How does Vizitor help with meeting room management? Vizitor centralizes room booking, integrates with Google Calendar and Outlook, provides real-time availability dashboards, supports analytics for utilization tracking, and automates check-ins and room release for unused bookings.
Can Vizitor handle external visitors in meetings? Yes. Vizitor supports pre-registration for external visitors, contactless check-ins at the reception or room level, and digital visitor badges. This ensures external meeting participants are properly identified and directed without delays.
How can organizations improve meeting productivity immediately? Start by requiring a shared agenda for every meeting. Add an action item review in the last 5 minutes of every meeting. Implement automated check-in and auto-release in your room booking system to eliminate ghost bookings. These three changes produce noticeable improvement within weeks.
What future technologies will shape how meetings are run?
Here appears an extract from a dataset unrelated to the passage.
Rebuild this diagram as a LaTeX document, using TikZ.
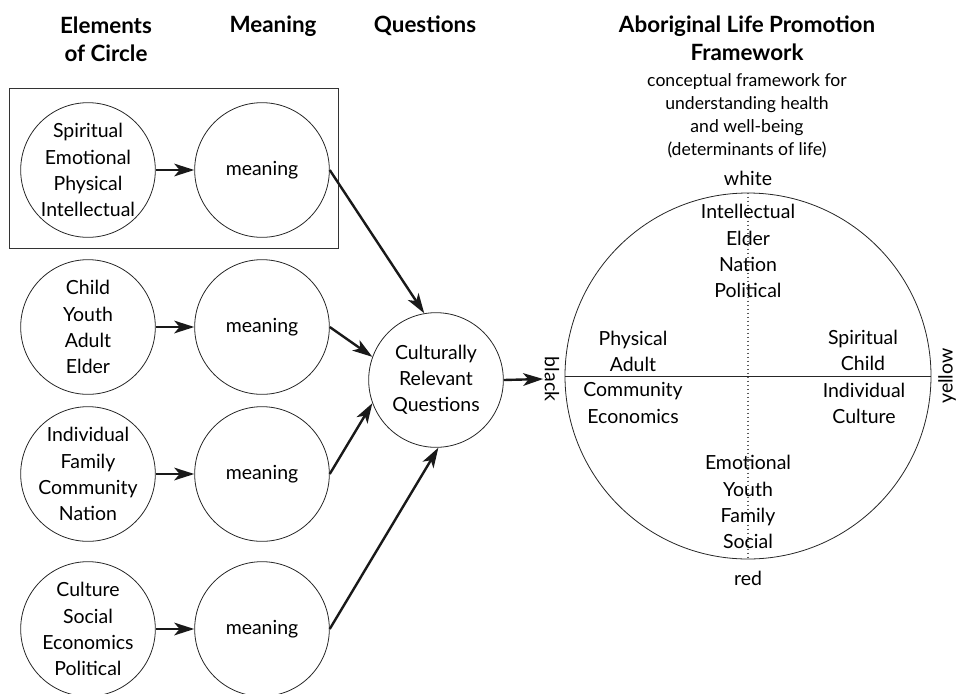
\documentclass[tikz,border=0pt]{standalone}
\usepackage{fontspec}
\setmainfont{Lato}
\usetikzlibrary{arrows.meta}

\begin{document}
\begin{tikzpicture}[x=0.75pt,y=-0.75pt,
    circ/.style={circle,draw=black!85,line width=0.6pt,minimum size=101pt,inner sep=0pt},
    lines/.style={align=center,font=\fontsize{14.6}{19.6}\selectfont},
    head/.style={align=center,font=\fontsize{16.8}{21}\selectfont\bfseries},
    arr/.style={-{Stealth[length=15pt,width=9.5pt,inset=4pt]},line width=1.8pt,black!90}]

    \useasboundingbox (0,0) rectangle (956,693);

    % Headers
    \node[head] (hElem) at (106,39) {Elements\\of Circle};
    \node[head,anchor=base] (hMean) at (273,32) {Meaning};
    \node[head,anchor=base] (hQues) at (425,32) {Questions};
    \node[head] (hALP) at (747,38) {Aboriginal Life Promotion\\Framework};
    \node[align=center,font=\fontsize{13.2}{17.4}\selectfont] (hSub) at (747,116)
        {conceptual framework for\\understanding health\\and well-being\\(determinants of life)};

    % Elements of circle and their meaning
    \draw[line width=0.7pt,black!80] (9,88) rectangle (338,248);
    \node[circ,label={[lines]center:Spiritual\\Emotional\\Physical\\Intellectual}] (e1) at (88,170) {};
    \node[circ,label={[lines]center:Child\\Youth\\Adult\\Elder}] (e2) at (88,327) {};
    \node[circ,label={[lines]center:Individual\\Family\\Community\\Nation}] (e3) at (88,474) {};
    \node[circ,label={[lines]center:Culture\\Social\\Economics\\Political}] (e4) at (88,629) {};
    \foreach \i/\y in {1/170,2/327,3/474,4/629}
        \node[circ,label={[lines]center:meaning}] (m\i) at (262,\y) {};
    \foreach \i in {1,...,4}
        \draw[arr] (e\i) -- (m\i);

    % Questions
    \node[circ,label={[lines]center:Culturally\\Relevant\\Questions}] (q) at (436,380) {};
    \draw[arr] (m1.east) -- (q.100);
    \draw[arr] (m2.east) -- (q.160);
    \draw[arr] (m3.east) -- (q.200);
    \draw[arr] (m4.east) -- (q.-88);

    % Framework circle
    \node[circle,draw=black!85,line width=0.6pt,minimum size=274.5pt,inner sep=0pt] (alp) at (748,376) {};
    \draw[line width=0.6pt,black!85] (alp.west) -- (alp.east);
    \draw[dotted,line width=1pt,black!65] (alp.north) -- (alp.south);

    \node[lines,anchor=base] (cWhite) at (748,185) {white};
    \node[lines,anchor=base] (cRed) at (748,585) {red};
    \node[lines,rotate=-90,inner sep=1pt] (cBlack) at (552,379) {black};
    \node[lines,rotate=90] (cYellow) at (947,376) {yellow};
    \draw[arr] (q.east) -- (cBlack.south);

    \node[lines] (tN) at (748,251) {Intellectual\\Elder\\Nation\\Political};
    \node[lines] (tS) at (748,502) {Emotional\\Youth\\Family\\Social};
    \node[lines] (tWu) at (633,351) {Physical\\Adult};
    \node[lines] (tWl) at (633,403) {Community\\Economics};
    \node[lines] (tEu) at (863,350) {Spiritual\\Child};
    \node[lines] (tEl) at (864,403) {Individual\\Culture};
\end{tikzpicture}
\end{document}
AI-powered scheduling recommendations, IoT-enabled occupancy sensors, automated meeting summary tools, and deeper integration between room booking and collaboration platforms are all developing rapidly. Organizations that build good data infrastructure now will be best positioned to use these tools as they mature.
How do you measure whether meetings are getting more productive over time? Track a combination of quantitative metrics (room no-show rates, average meeting duration vs. scheduled time, action item completion rates) and qualitative feedback from attendees. Recurring meeting surveys and monthly data reviews give a consistent signal on whether the needle is moving.